Ayurveda Cafe (706 Amsterdam Avenue, NYC 10025): You may recall a review here from late 2007 of this vegetarian health food outpost on a forlorn block of the scarily Upper West Side. But guess what? The $10 lunch is far better than the $13 dinner we sampled before. Same portions but with less pretense and more flavor. Again, you don't order here, but rather sit down and immediately have a thali (silver tray with many compartments bearing various sweet and savoury components) brought to your table. The selection changes daily so we can hardly honestly even review this weirdest of restaurants, but on a cold Wednesday Cafe Drake loved creamy urad dhal (mung beans), spicy okra fried with ginger and a thick and salty yogurt and grated cucumber salad.


Delhi Heights (3766 74th Street, Jackson Heights, Queens 11372): Sometimes you just don't want to brave the crowds of Jackson Heights' justifiably revered Jackson Diner.
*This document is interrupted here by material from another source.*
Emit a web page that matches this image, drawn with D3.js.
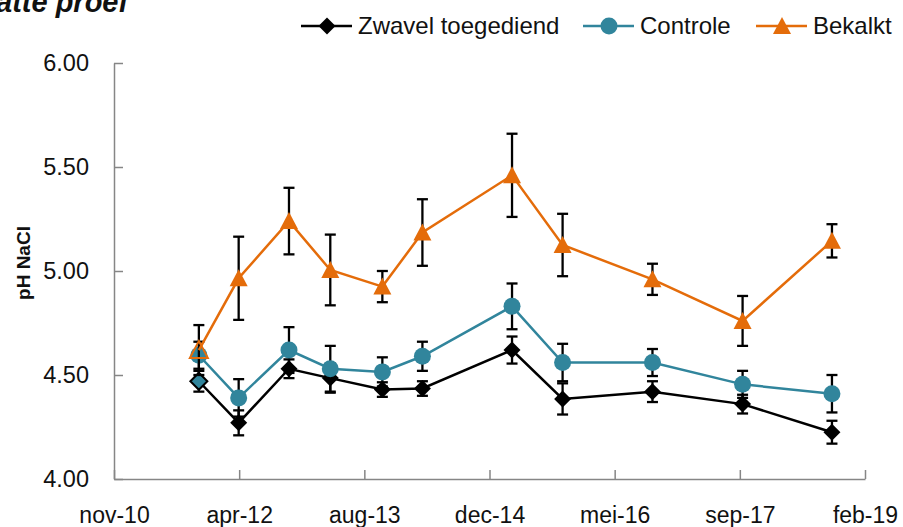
<!DOCTYPE html>
<html>
<head>
<meta charset="utf-8">
<script src="https://cdn.jsdelivr.net/npm/d3@7"></script>
<style>
  body { margin: 0; background: #fff; }
  text { font-family: "Liberation Sans", Arial, sans-serif; fill: #111; }
</style>
</head>
<body>
<div id="chart"></div>
<script>
const WIDTH = 903
const HEIGHT = 527

// sampling dates
const dates = ["2011-10-25", "2012-04-01", "2012-10-19", "2013-04-02", "2013-10-27", "2014-04-05",
    "2015-03-29", "2015-10-17", "2016-10-10", "2017-10-05", "2018-09-27"]

const zwavel = [4.47, 4.27, 4.53, 4.485, 4.43, 4.435, 4.62, 4.385, 4.42, 4.36, 4.225]
const zwavelErr = [0.05, 0.06, 0.045, 0.07, 0.035, 0.035, 0.065, 0.075, 0.05, 0.045, 0.055]

const controle = [4.595, 4.39, 4.62, 4.53, 4.515, 4.59, 4.83, 4.56, 4.56, 4.455, 4.41]
const controleErr = [0.065, 0.09, 0.11, 0.11, 0.07, 0.07, 0.11, 0.09, 0.065, 0.065, 0.09]

const bekalkt = [4.62, 4.965, 5.24, 5.005, 4.925, 5.185, 5.46, 5.125, 4.96, 4.76, 5.145]
const bekalktErr = [0.12, 0.2, 0.16, 0.17, 0.075, 0.16, 0.2, 0.15, 0.075, 0.12, 0.08]

const xTickDates = ["2010-11-20", "2012-04-03", "2013-08-16", "2014-12-29", "2016-05-12", "2017-09-24", "2019-02-06"]
const xTickLabels = ["nov-10", "apr-12", "aug-13", "dec-14", "mei-16", "sep-17", "feb-19"]
const yTicks = [4.0, 4.5, 5.0, 5.5, 6.0]

const TEAL = "#31859c"
const ORANGE = "#e46c0a"

const parse = d3.timeParse("%Y-%m-%d")

const series = [
    {name: "Zwavel toegediend", values: zwavel, err: zwavelErr, color: "#000", marker: "diamond", firstFill: TEAL},
    {name: "Controle", values: controle, err: controleErr, color: TEAL, marker: "circle"},
    {name: "Bekalkt", values: bekalkt, err: bekalktErr, color: ORANGE, marker: "triangle", firstFill: "none"}
]

const svg = d3.select("#chart")
    .append("svg")
    .attr("width", WIDTH)
    .attr("height", HEIGHT)

const x = d3.scaleTime()
    .domain([parse(xTickDates[0]), parse(xTickDates[xTickDates.length - 1])])
    .range([114, 865])

const y = d3.scaleLinear()
    .domain([4, 6])
    .range([479, 63])

// markers
const markerPath = {
    diamond: "M0,-8.5L8.5,0L0,8.5L-8.5,0Z",
    triangle: "M0,-9L9,8L-9,8Z",
    circle: d3.symbol(d3.symbolCircle, Math.PI * 8.5 * 8.5)()
}

// axes
const yAxis = d3.axisLeft(y)
    .tickValues(yTicks)
    .tickFormat(d3.format(".2f"))
    .tickSizeInner(-9)
    .tickSizeOuter(0)
    .tickPadding(25)

const xAxis = d3.axisBottom(x)
    .tickValues(xTickDates.map(parse))
    .tickFormat((d, i) => xTickLabels[i])
    .tickSizeInner(-9)
    .tickSizeOuter(0)
    .tickPadding(28)

const gy = svg.append("g")
    .attr("transform", `translate(${x.range()[0]},0)`)
    .call(yAxis)

const gx = svg.append("g")
    .attr("transform", `translate(0,${y.range()[0]})`)
    .call(xAxis)

for (const g of [gx, gy]) {
    g.select(".domain").attr("stroke", "#868686").attr("stroke-width", 1.5)
    g.selectAll(".tick line").attr("stroke", "#868686").attr("stroke-width", 1.5)
    g.selectAll(".tick text")
        .attr("fill", "#111")
        .style("font-family", "'Liberation Sans', Arial, sans-serif")
        .style("font-size", g === gx ? "23px" : "23.5px")
}

// y title
svg.append("text")
    .attr("transform", `translate(30,${(y(4) + y(6)) / 2 - 8}) rotate(-90)`)
    .attr("text-anchor", "middle")
    .style("font-size", "19px")
    .style("font-weight", "bold")
    .text("pH NaCl")

// chart title, cut off at the top as in the original
svg.append("text")
    .attr("x", -4)
    .attr("y", 12)
    .style("font-size", "29px")
    .style("font-weight", "bold")
    .style("font-style", "italic")
    .text("atte proef")

// data
const line = d3.line()
    .x(d => x(d.date))
    .y(d => y(d.value))

series.forEach(s => {
    const pts = s.values.map((v, i) => ({date: parse(dates[i]), value: v, err: s.err[i], i}))
    const g = svg.append("g")

    // error bars
    const eb = g.selectAll(".eb").data(pts).join("g")
    eb.append("line")
        .attr("x1", d => x(d.date)).attr("x2", d => x(d.date))
        .attr("y1", d => y(d.value + d.err)).attr("y2", d => y(d.value - d.err))
    eb.append("line")
        .attr("x1", d => x(d.date) - 5.5).attr("x2", d => x(d.date) + 5.5)
        .attr("y1", d => y(d.value + d.err)).attr("y2", d => y(d.value + d.err))
    eb.append("line")
        .attr("x1", d => x(d.date) - 5.5).attr("x2", d => x(d.date) + 5.5)
        .attr("y1", d => y(d.value - d.err)).attr("y2", d => y(d.value - d.err))
    eb.selectAll("line").attr("stroke", "#000").attr("stroke-width", 2.3)

    g.append("path")
        .attr("d", line(pts))
        .attr("fill", "none")
        .attr("stroke", s.color)
        .attr("stroke-width", 2.5)

    g.selectAll(".mk").data(pts).join("path")
        .attr("transform", d => `translate(${x(d.date)},${y(d.value)})`)
        .attr("d", markerPath[s.marker])
        .attr("fill", d => (d.i === 0 && s.firstFill) ? s.firstFill : s.color)
        .attr("stroke", s.color)
        .attr("stroke-width", d => (d.i === 0 && s.firstFill) ? 2 : 0)
})

// legend
const legendX = [301, 583, 756]
const legend = svg.selectAll(".legend").data(series).join("g")
    .attr("transform", (d, i) => `translate(${legendX[i]},26)`)
legend.append("line")
    .attr("x1", 0).attr("x2", 51)
    .attr("stroke", d => d.color)
    .attr("stroke-width", 2.5)
legend.append("path")
    .attr("transform", "translate(26,0)")
    .attr("d", d => markerPath[d.marker])
    .attr("fill", d => d.color)
legend.append("text")
    .attr("x", 57)
    .attr("dy", "0.35em")
    .style("font-size", "24px")
    .text(d => d.name)
</script>
</body>
</html>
Or plow through the never-changing selection at Delhi Palace (though quite tasty). DH shuns the hyper-decor of most Indian restaurants for a more space age/techno vibe. Thai slop house anyone? While sharing the Thai predilection for tacky spaceship ambiance, Delhi Heights serves a mean weekend buffet ($10) of subcontinent standards (dhal, chicken biryani, pakora curry, saag panner) tweaked with Manchurian offerings (mung bean sprout curry, fried rice and chile-laced veggies in garlic sauce). We adored the baskets of buttery naan and proficient service.


Sripraphai (64-13 39th Avenue, Woodside, Queens 11377): Yet another of those snowy NYC nights, all gunmetal skies and swirling flakes of white. Cafe Drake and Jen Ruske heated ourselves up from the cold outdoors rather quickly with spicy Deep-Fried Watercress Salad (less weird than it sounds and entree sized at only $9) and a Cold Duck Salad spiked with dried and fresh chiles ($10). A homestyle pork stew ($12) was comforting and enhanced by a side of pickled mustard greens. We also loved pork stir-fried with long beans and doused in a peppery gravy ($12). The wine list is sparse but who can argue with a drinkable $18 bottle of Columbia County Riesling? No bonus points for the bargain basement dining room, decorated in early-period Filene's Basement.
Maharaja (133 East 45th Street, NYC 10021): A very decent foray into the growing Midtown trend of Indian fast food eateries offering Combo Lunches. Cafe Drake always chooses the Vegetarian option ($7), tempted by a variety of veggies well beyond the usual mundane suspects. The shoebox size and bouncing acoustics (you can hear the paratha tearing three tables away) are a problem here, but not so much to dissuade the adventurous diner away from tart and salty pakora curry, melting and oil-slicked eggplant with green peas and a stunning curry of fresh pumpkin chunks set blazing with dried red chiles.